Violation of a statute or ordinance designed for the protection of human life or property is prima facie evidence of negligence, but does not constitute negligence per se because the evidence of negligence may be rebutted by proof that the party acted reasonably under the circumstances, despite the violation. (Barthel v. Illinois Central Gulf R.R. Co. (1978), 74 Ill. 2d 213, 219-20, 384 N.E.2d 323; Davis v. Marathon Oil Co. (1976), 64 Ill. 2d 380, 390, 356 N.E.2d 93.) Consequently, Johnson’s conduct in driving the squad car in the wrong direction on a one-way street cannot be considered negligence per se, and plaintiffs are not entitled to a directed verdict on this basis.

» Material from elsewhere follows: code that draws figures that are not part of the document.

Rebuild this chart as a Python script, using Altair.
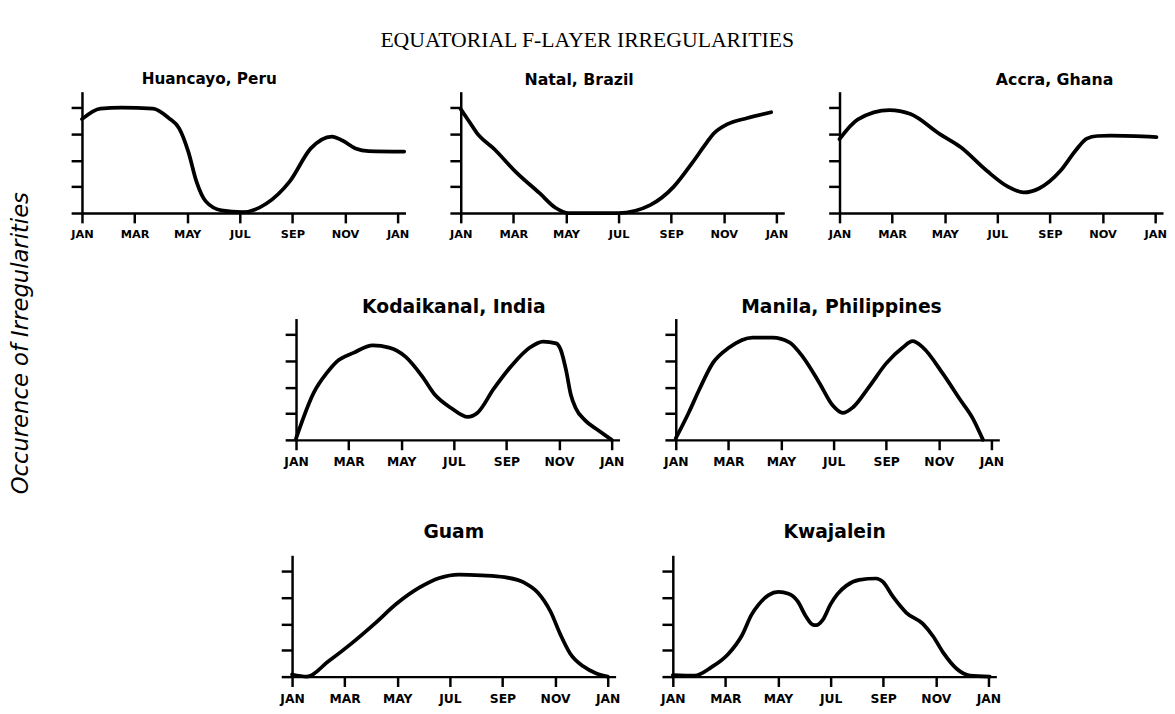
import altair as alt
import pandas as pd

TITLE = "EQUATORIAL F-LAYER IRREGULARITIES"
Y_LABEL = "Occurence of Irregularities"
MONTH_TICKS = [0, 2, 4, 6, 8, 10, 12]
MONTH_LABELS = ["JAN", "MAR", "MAY", "JUL", "SEP", "NOV", "JAN"]
LEVEL_TICKS = [0, 1, 2, 3, 4]

# month (0 = JAN ... 12 = next JAN) and relative occurrence level
huancayo_m = [0, 0.7, 1.5, 2.7, 3.3, 3.7, 4.05, 4.35, 4.7, 5.3, 6.1, 7.0, 7.9, 8.7, 9.5, 9.9, 10.4, 10.9, 12.25]
huancayo_v = [3.56, 3.96, 4.0, 3.96, 3.6, 3.2, 2.3, 1.2, 0.45, 0.1, 0.03, 0.35, 1.2, 2.45, 2.9, 2.75, 2.45, 2.35, 2.33]

natal_m = [0, 0.3, 0.6, 1.3, 2.1, 3.0, 3.6, 4.1, 6.0, 7.2, 8.1, 8.8, 9.3, 9.6, 10.1, 10.9, 11.8]
natal_v = [3.94, 3.5, 3.05, 2.4, 1.55, 0.75, 0.2, 0.0, 0.0, 0.3, 1.0, 1.9, 2.6, 3.0, 3.35, 3.6, 3.82]

accra_m = [0, 0.7, 1.9, 2.7, 3.8, 4.6, 5.6, 6.4, 7.0, 7.6, 8.4, 9.0, 9.4, 9.8, 10.3, 12.05]
accra_v = [2.8, 3.55, 3.9, 3.75, 3.0, 2.5, 1.6, 1.0, 0.78, 0.94, 1.6, 2.4, 2.82, 2.92, 2.93, 2.88]

kodaikanal_m = [0, 0.68, 1.18, 1.55, 2.18, 2.92, 3.54, 4.17, 4.79, 5.29, 5.91, 6.53, 6.9, 7.52, 8.27, 8.89,
                9.39, 9.89, 10.07, 10.26, 10.45, 10.63, 11.0, 11.5, 12.0]
kodaikanal_v = [0.05, 1.8, 2.55, 2.97, 3.3, 3.58, 3.5, 3.15, 2.42, 1.7, 1.2, 0.87, 1.03, 1.94, 2.9, 3.5,
                3.73, 3.66, 3.4, 2.67, 1.7, 1.21, 0.73, 0.36, 0.0]

manila_m = [0, 0.5, 0.89, 1.4, 2.03, 2.92, 3.68, 4.32, 4.83, 5.46, 5.97, 6.35, 6.73, 7.37, 8.0, 8.63, 9.0,
            9.4, 10.16, 10.8, 11.3, 11.68]
manila_v = [0.06, 1.05, 1.9, 2.9, 3.5, 3.88, 3.88, 3.7, 3.15, 2.16, 1.3, 1.02, 1.23, 2.04, 2.9, 3.5, 3.74,
            3.5, 2.5, 1.54, 0.8, 0.0]

guam_m = [0, 0.56, 1.37, 2.24, 3.11, 3.98, 4.85, 5.6, 6.34, 7.21, 8.08, 8.83, 9.33, 9.83, 10.2, 10.57,
          11.07, 11.57, 12.0]
guam_v = [0.08, 0.0, 0.57, 1.24, 1.98, 2.77, 3.38, 3.74, 3.87, 3.84, 3.77, 3.56, 3.2, 2.46, 1.6, 0.88,
          0.39, 0.12, 0.0]

kwajalein_m = [0, 0.83, 1.47, 2.1, 2.62, 3.0, 3.26, 3.64, 4.02, 4.4, 4.75, 5.05, 5.3, 5.45, 5.7, 6.0, 6.25,
               6.6, 7.09, 7.73, 7.98, 8.37, 8.88, 9.51, 9.9, 10.28, 10.79, 11.3, 12.05]
kwajalein_v = [0.06, 0.04, 0.36, 0.85, 1.55, 2.36, 2.73, 3.09, 3.21, 3.14, 2.85, 2.3, 1.98, 1.95, 2.15, 2.75, 3.12,
               3.45, 3.67, 3.72, 3.6, 3.03, 2.42, 2.0, 1.52, 0.91, 0.3, 0.04, 0.0]

W = 328
H = 123
label_expr = "[" + ",".join("'%s'" % s for s in MONTH_LABELS) + "][round(datum.value / 2)]"


def panel(name, months, values, title_size, label_size, title_dx=0, title_offset=6):
    df = pd.DataFrame({"month": months, "level": values})
    return alt.Chart(df).mark_line(
        interpolate="monotone", color="black", strokeWidth=3.8, strokeCap="round", strokeJoin="round"
    ).encode(
        x=alt.X("month:Q", scale=alt.Scale(domain=[0, 12.3], nice=False, zero=False),
                axis=alt.Axis(values=MONTH_TICKS, labelExpr=label_expr, title=None, grid=False,
                              labelFontSize=label_size, labelFont="DejaVu Sans", labelFontWeight="bold",
                              labelColor="black", labelOverlap=False, labelFlush=False,
                              domainColor="black", domainWidth=2.5, tickColor="black", tickWidth=2.5,
                              tickSize=10, labelPadding=6)),
        y=alt.Y("level:Q", scale=alt.Scale(domain=[0, 4.6], nice=False),
                axis=alt.Axis(values=LEVEL_TICKS, labels=False, title=None, grid=False,
                              domainColor="black", domainWidth=2.5, tickColor="black", tickWidth=2.5,
                              tickSize=11)),
    ).properties(
        width=W, height=H,
        title=alt.TitleParams(name, fontSize=title_size, font="DejaVu Sans", fontWeight="bold",
                              color="black", dx=title_dx, offset=title_offset, anchor="middle"),
    )


def spacer(w):
    return alt.Chart(pd.DataFrame({"s": [0]})).mark_point(opacity=0).properties(width=w, height=H)


row1 = alt.hconcat(
    panel("Huancayo, Peru", huancayo_m, huancayo_v, 15.5, 11.5, -35, 4),
    panel("Natal, Brazil", natal_m, natal_v, 16, 11.5, -44, 4),
    panel("Accra, Ghana", accra_m, accra_v, 16, 11.5, 54, 4),
    spacing=39,
)
row2 = alt.hconcat(
    spacer(165),
    panel("Kodaikanal,  India", kodaikanal_m, kodaikanal_v, 19, 12.5, -4, 2),
    panel("Manila, Philippines", manila_m, manila_v, 19, 12.5, 4, 2),
    spacing=39,
)
row3 = alt.hconcat(
    spacer(160),
    panel("Guam", guam_m, guam_v, 19, 12.5, 0, 14),
    panel("Kwajalein", kwajalein_m, kwajalein_v, 19, 12.5, 0, 14),
    spacing=40,
)

grid = alt.vconcat(alt.vconcat(row1, row2, spacing=58), row3, spacing=55)

ylab = alt.Chart(pd.DataFrame({"t": [Y_LABEL]})).mark_text(
    angle=270, font="DejaVu Sans", fontStyle="italic", fontSize=23, color="black"
).encode(text="t:N", x=alt.value(13), y=alt.value(255)).properties(width=26, height=560)

chart = alt.hconcat(ylab, grid, spacing=36).properties(
    title=alt.TitleParams(TITLE, font="Liberation Serif", fontSize=22, fontWeight="normal",
                          color="black", anchor="middle", offset=20),
    padding={"left": 0, "top": 17, "right": 0, "bottom": 0},
    background="white",
).configure_view(stroke=None)

chart.save("out.html", embed_options={"renderer": "svg", "actions": False})
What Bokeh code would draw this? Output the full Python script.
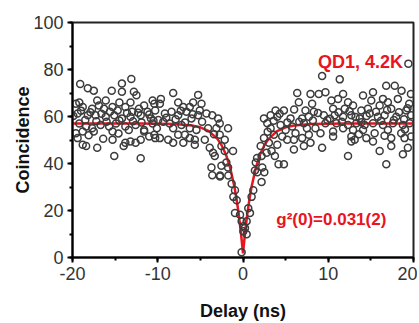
from bokeh.plotting import figure
from bokeh.models import Range1d, SingleIntervalTicker, Label, PrintfTickFormatter
from bokeh.embed import file_html
from bokeh.resources import INLINE

# measured coincidence counts (delay in ns, counts)
delay = [
    -19.1, -18.2, -17.5, -15.4, -14.2, -13.1, -14.2, -12.8, -12.5, -10.6, -14.5, -13.2, -16.1, -17.1, -19.2, -19.6,
    -18.8, -17.7, -16.9, -16.3, -15.3, -14.7, -13.8, -13.0, -12.2, -11.6, -11.2, -10.4, -10.3, -19.4, -18.2, -17.3,
    -16.1, -15.1, -14.2, -13.2, -12.0, -10.8,
    -19.2, -18.4, -17.7, -16.7, -15.7, -14.9, -13.8, -12.6, -11.6, -10.6, -10.1,
    -19.6, -19.4, -18.8, -17.5, -15.3, -13.4, -11.6, -10.4, -10.3,
    -18.4, -17.1, -15.3, -13.8, -13.2, -12.6, -12.0, -15.1, -12.0, -18.8, -14.0,
    -19.9, -19.0, -18.5, -17.9, -17.2, -16.6, -16.0, -15.6, -14.5, -13.6, -12.9, -12.3, -11.9, -11.0, -10.5,
    -18.1, -16.4, -14.6, -11.0,
    -8.19, -5.26, -9.63, -9.75, -7.6, -5.85, -7.0, -6.24, -4.87, -5.07, -9.16, -8.38, -7.6, -6.63, -6.04, -5.26,
    -4.29, -2.92, -2.73, -9.94, -9.35, -8.19, -7.21, -6.24, -5.46, -4.09, -3.12, -1.75,
    -7.6, -6.82, -6.24, -5.65, -4.48, -8.77, -8.19, -7.0, -2.73, -2.14, -3.9, -3.51, -3.31, -2.53, -2.14, -1.17,
    -3.7, -2.53, -1.95, -1.75, -5.65, -9.75,
    -9.0, -8.6, -7.9, -7.3, -6.8, -5.9, -4.8, -3.6, -3.4,
    -3.6, -2.7, -2.69, -1.72, -1.33, -0.94, -1.13, -0.74, -0.94, -0.35, -0.16, 0.04, 0.43, -0.16, 0.04, 0.23,
    0.43, 0.62, 0.82, 1.01, 1.21, 2.18, 1.4, 1.68, 2.5, 2.26, 1.5, 1.65, 2.18, 2.77, 3.35, 3.74, 4.17, 4.8,
    9.28, 6.36, 7.92, 8.89, 9.67, 6.55, 8.11, 4.8, 3.82, 7.33, 8.31, 3.24, 4.02, 2.46, 5.58, 6.94, 7.72, 9.48,
    2.85, 3.24, 4.41, 5.77, 7.14, 8.5, 9.67, 5.0, 6.16, 3.63, 4.6, 5.19, 5.97, 6.94, 7.72, 7.92, 9.09, 9.28,
    3.04, 2.46, 4.02, 2.07, 5.97, 7.14,
    2.9, 3.6, 4.3, 5.2, 6.0, 6.6, 7.5, 8.2, 8.8, 9.9,
    11.35, 16.8, 17.8, 18.6, 19.7, 15.25, 11.74, 10.37, 11.15, 12.32, 14.08, 15.05, 16.42, 17.0, 18.17, 19.5,
    10.57, 11.94, 12.91, 13.88, 14.66, 16.03, 17.39, 19.15, 10.76, 11.74, 12.71, 13.69, 14.86, 15.83, 16.61, 17.98,
    19.73, 10.96, 12.32, 13.3, 14.27, 15.25, 16.42, 17.59, 18.76, 19.54, 10.57, 11.74, 12.91, 14.08, 15.44, 17.0,
    18.56, 10.57, 12.71, 13.1, 14.47, 15.25, 17.39, 18.95, 19.73, 19.34, 16.03, 17.39, 12.32, 16.81, 18.76, 12.71,
    19.4,
    10.2, 11.2, 11.6, 12.5, 13.2, 13.9, 14.5, 15.6, 16.2, 16.9, 17.7, 18.3, 18.9, 19.3, 13.6, 16.6, 19.0,
]
counts = [
    73.8, 72.0, 71.0, 71.0, 74.0, 76.0, 70.5, 70.5, 69.0, 66.8, 66.0, 66.0, 66.8, 66.8, 66.0, 65.4,
    64.0, 63.3, 64.7, 63.3, 64.0, 62.6, 64.0, 62.0, 63.3, 64.7, 62.0, 65.4, 62.6, 61.3, 60.5, 60.5,
    59.9, 60.5, 59.2, 59.9, 60.5, 59.2,
    57.0, 55.7, 55.0, 56.4, 55.7, 57.0, 55.7, 56.4, 54.3, 57.0, 55.0,
    52.9, 50.8, 53.6, 53.6, 53.6, 54.3, 53.6, 52.2, 50.8,
    47.4, 46.7, 50.1, 48.8, 49.4, 48.8, 50.1, 43.2, 42.2, 48.0, 47.4,
    60.2, 62.5, 58.5, 61.8, 58.0, 61.2, 57.8, 62.0, 58.3, 61.5, 58.0, 61.6, 57.5, 60.8, 58.2,
    52.0, 50.5, 52.8, 51.5,
    70.0, 69.2, 67.5, 65.4, 66.0, 66.0, 64.0, 64.0, 65.4, 62.6, 61.3, 62.0, 60.5, 62.0, 59.2, 60.5,
    61.3, 59.2, 57.0, 58.5, 57.8, 55.0, 56.4, 55.0, 54.3, 55.0, 55.0, 55.0,
    52.2, 52.2, 50.8, 50.1, 50.1, 50.1, 48.8, 48.8, 52.2, 50.1, 46.7, 44.6, 43.2, 47.4, 45.3, 45.3,
    38.3, 39.0, 40.4, 38.3, 48.0, 50.8,
    59.5, 57.0, 58.8, 62.5, 57.5, 61.0, 57.8, 60.5, 52.5,
    35.0, 34.5, 34.9, 34.9, 31.4, 28.6, 25.8, 24.4, 18.9, 18.2, 15.4, 13.3, 9.9, 2.2, 11.2, 12.6,
    15.4, 21.0, 18.9, 25.8, 28.6, 32.1, 37.0, 36.3, 36.3, 38.3, 40.4, 42.3, 43.2, 44.6, 45.3, 43.2, 39.7, 39.7,
    77.2, 70.0, 69.6, 69.6, 70.3, 66.1, 65.4, 62.6, 62.6, 62.6, 62.0, 60.5, 59.9, 59.2, 59.2, 59.2, 59.9, 60.5,
    57.1, 55.0, 56.4, 55.7, 57.1, 55.0, 57.1, 54.3, 52.9, 52.2, 51.5, 50.1, 50.1, 50.8, 52.2, 48.8, 52.9, 46.7,
    48.8, 50.8, 48.0, 47.4, 46.0, 47.4,
    53.5, 58.2, 61.2, 57.5, 63.0, 57.8, 55.0, 58.3, 61.5, 58.5,
    75.8, 73.1, 73.1, 71.0, 69.6, 70.3, 69.6, 66.8, 67.5, 66.1, 68.9, 66.8, 67.5, 66.1, 67.5, 65.4,
    63.3, 63.3, 64.7, 62.6, 63.3, 64.7, 63.3, 62.6, 60.5, 59.9, 60.5, 59.2, 61.3, 59.9, 60.5, 59.9,
    60.5, 57.1, 56.4, 57.1, 56.4, 57.1, 56.4, 57.1, 56.4, 57.1, 53.6, 55.0, 54.3, 54.3, 52.9, 54.3,
    52.9, 51.5, 51.5, 50.1, 50.8, 49.4, 50.8, 50.8, 51.5, 46.7, 45.3, 47.4, 43.2, 39.7, 43.9, 49.4,
    82.5,
    59.0, 61.8, 57.8, 62.2, 59.8, 57.6, 60.2, 62.0, 58.2, 62.8, 58.5, 61.8, 58.8, 63.5, 52.5, 51.8, 54.5,
]

# fitted g2 curve
fit_delay = [-20, -12, -8, -6, -5, -4, -3, -2.5, -2, -1.5, -1, -0.75, -0.5, -0.25, 0,
             0.25, 0.5, 0.75, 1, 1.5, 2, 2.5, 3, 4, 5, 6, 8, 12, 20]
fit_counts = [57.0, 57.0, 56.8, 56.2, 55.4, 53.8, 50.5, 47.7, 43.8, 38.1, 30.0, 24.7, 18.4, 10.8, 1.8,
              10.8, 18.4, 24.7, 30.0, 38.1, 43.8, 47.7, 50.5, 53.8, 55.4, 56.2, 56.8, 57.0, 57.0]

x_ticks_interval = 10
y_ticks_interval = 20

FONT = "Liberation Sans"
RED = "#e8141e"

p = figure(width=417, height=323, output_backend="svg", toolbar_location=None,
           x_range=Range1d(-20, 20), y_range=Range1d(0, 100),
           min_border_left=72, min_border_right=4, min_border_top=22, min_border_bottom=61)
p.grid.visible = False
p.background_fill_color = "white"
p.border_fill_color = "white"
p.outline_line_color = "#222222"
p.outline_line_width = 2

p.xaxis.ticker = SingleIntervalTicker(interval=x_ticks_interval, num_minor_ticks=2)
p.yaxis.ticker = SingleIntervalTicker(interval=y_ticks_interval, num_minor_ticks=2)
for ax in (p.xaxis[0], p.yaxis[0]):
    ax.formatter = PrintfTickFormatter(format="%d")
    ax.axis_line_width = 2
    ax.axis_line_color = "black"
    ax.major_tick_line_width = 2
    ax.major_tick_out = 5
    ax.major_tick_in = 0
    ax.minor_tick_line_width = 2
    ax.minor_tick_out = 3
    ax.minor_tick_in = 0
    ax.major_label_text_font = FONT
    ax.major_label_text_font_size = "18px"
    ax.major_label_text_color = "#333333"
    ax.major_label_standoff = 4
    ax.axis_label_text_font = FONT
    ax.axis_label_text_font_size = "18px"
    ax.axis_label_text_font_style = "bold"
    ax.axis_label_text_color = "#111111"
p.xaxis.axis_label = "Delay (ns)"
p.yaxis.axis_label = "Coincidence"
p.xaxis.axis_label_standoff = 18
p.yaxis.axis_label_standoff = -3

p.line(fit_delay, fit_counts, line_color=RED, line_width=2.5)
p.scatter(delay, counts, marker="circle", size=7, fill_color=None,
          line_color="#3c3c3c", line_width=1.5)

p.add_layout(Label(x=8.8, y=83.3, text="QD1, 4.2K", text_color=RED, text_font=FONT,
                   text_font_size="18px", text_font_style="bold", text_baseline="middle"))
p.add_layout(Label(x=3.9, y=16.3, text="g²(0)=0.031(2)", text_color=RED, text_font=FONT,
                   text_font_size="17px", text_font_style="bold", text_baseline="middle"))

open("out.html", "w").write(file_html(p, INLINE))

Plaintiffs also assert that Johnson was guilty of negligence per se because he had not looked behind the squad car before moving in reverse. Plaintiffs characterize Johnson’s actions as “driving without vision” and negligence as a matter of law. (See Hartigan v. Robertson (1980), 87 Ill. App. 3d 732, 736, 409 N.E.2d 366.) We note, however, that the evidence in the record reflects that Johnson put the car in reverse and raised his foot off the brake pedal. As he took his foot off the brake, the car moved back two or three feet. Johnson started to turn his head to look over his right shoulder, but the squad car struck the plaintiffs’ vehicle before Johnson was able to look behind him. Based upon the evidence before us, we are unwilling to say that Johnson was necessarily “driving without vision” and guilty of negligence as a matter of law. Thus, we hold that plaintiffs were not entitled to a directed verdict on this basis.

Based upon our decision in this case, we need not address the remaining issues raised by plaintiffs on appeal.

*19For the foregoing reasons, the judgment of the circuit court of Cook County is reversed, and the cause is remanded to the trial court for a trial on plaintiffs’ negligence claim.

Reversed and remanded.

EGAN,* P.J., and McNAMARA, J., concur.